BEIJING, Dec. 8 -- China's consumer price index (CPI), a major gauge of inflation, is expected to rise 3.2 percent in 2010, a leading government think tank reported on Tuesday.
"The inflationary pressure is building up and excess liquidity would be the major factor driving the CPI up in the next several years," according to the 2011 Economic Blue Paper from the Chinese Academy of Social Sciences (CASS).
Official data showed that the CPI in October rose to a 25-month high of 4.4 percent from one year earlier, and the reading increased three percent year-on-year for the first ten months, hitting the government's target ceiling for the year.
Surging grain prices in the international market and the rising cost of growing grains in China would keep the prices of consumer goods at a relatively high level, said the report.
The CASS also forecast further increases in the prices of industrial goods.
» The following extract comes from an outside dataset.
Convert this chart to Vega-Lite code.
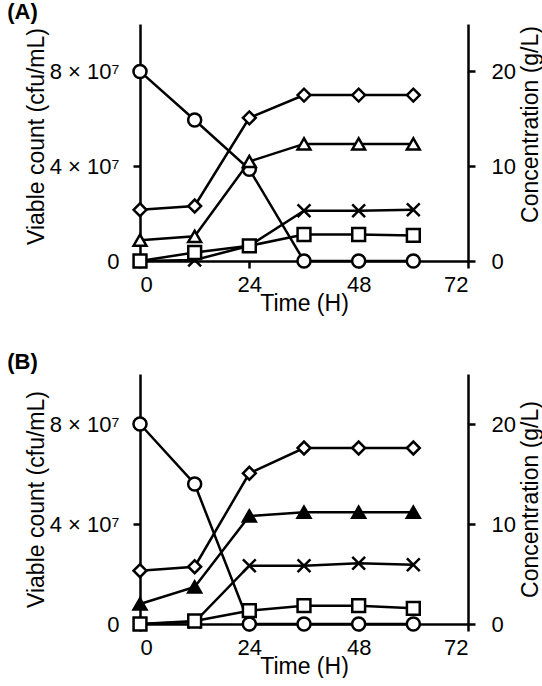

"Imported commodities have been serving as the key factor driving up the prices of industrial goods in China, and pricing reforms of energy products, rising environmental costs and employees' wages have also contributed to the rising price increases," said the report.
The prominent task for the government's macroeconomic controls in the next two years is to stabilize economic growth and manage inflationary expectations, noted the CASS.
"If the growth speed is not controlled properly, the economy might grow at a rate of more than 10 percent, which would result in overheating and add pressure to economic growth in 2011," said the CASS.